Contre le spontanéisme libertaire, qui enferme l'enfant sur lui-même, Rousseau reconnaît la nécessité de l'autorité et de la discipline dont la finalité, comme l'indique Kant dans son Traité de pédagogie, est à la fois de dépouiller l'homme de sa sauvagerie et de réaliser son humanité. Le but est bien l'acquisition de l'autonomie par l'apprentissage de la contrainte. Contre le mythe artificialiste de l'homme nouveau qui serait créé ex nihilo par l'éducation, et dont on connaît la signification éminemment totalitaire, Rousseau fait jouer à la notion de nature le rôle d'une limite et d'une idée régulatrice. C'est la nature qui fixe le sens du développement des facultés et qui assigne à l'homme une tâche ultime : réaliser la liberté et la raison en lui et hors de lui. Moralité : Rousseau, sans complaisance à l'égard de l'irrationalisme, qui fait l'apologie de la spontanéité (l'éducateur devant s'effacer tout à fait devant l'enfant qui doit tirer tout de lui-même par ses propres forces), prône plutôt un rationalisme critique, kantien avant l'heure, conscient des propres limites de la raison.

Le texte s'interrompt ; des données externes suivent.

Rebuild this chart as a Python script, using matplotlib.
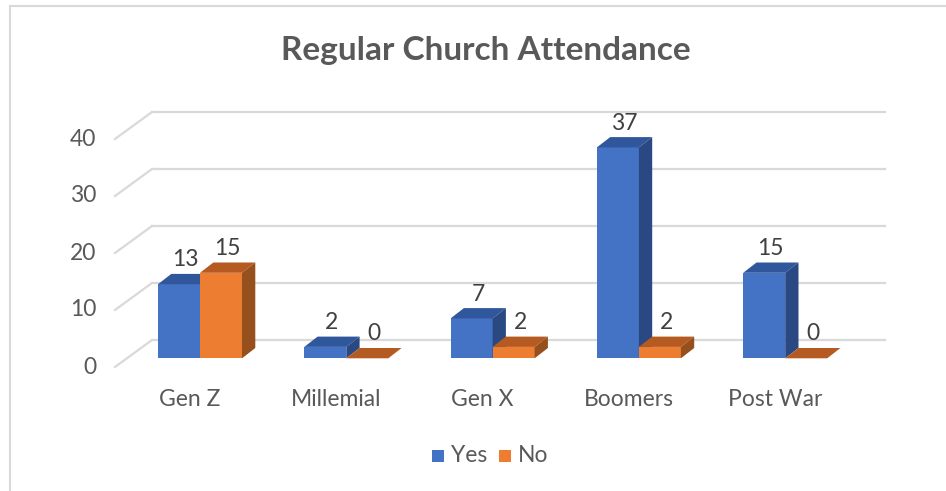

A la question : comment éduquer le jeune enfant pour qu'il ne devienne ni serf, ni mutin, ni fourbe ?, Rousseau répond dans ce texte qu'il faut s'adapter à sa spécificité et respecter l'ordre naturel des acquisitions. S'il est vain de vouloir raisonner avec les enfants, ce n'est nullement pour les brimer ou parce qu'ils seraient incapables de penser. Bien au contraire : la finalité de l'éducation est l'autonomie du jugement et du comportement. Pour ce faire, l'éducateur doit savoir attendre le temps opportun, ne pas hâter précipitamment l'évolution, laisser " mûrir l'enfance dans les enfants " (Émile, IV, 324). C'est donc sur une psychologie génétique qu'est fondée la pédagogie, laquelle possède une dimension éthique, politique et anthropologique dont la figure centrale est celle de l'homme authentique, c'est-à-dire du futur citoyen. Ce texte a donc l'originalité d'articuler la question des fondements pédagogiques de l'autorité légitime sur le problème du statut de la raison, en évitant le double travers du spontanéisme et de l'artificialisme.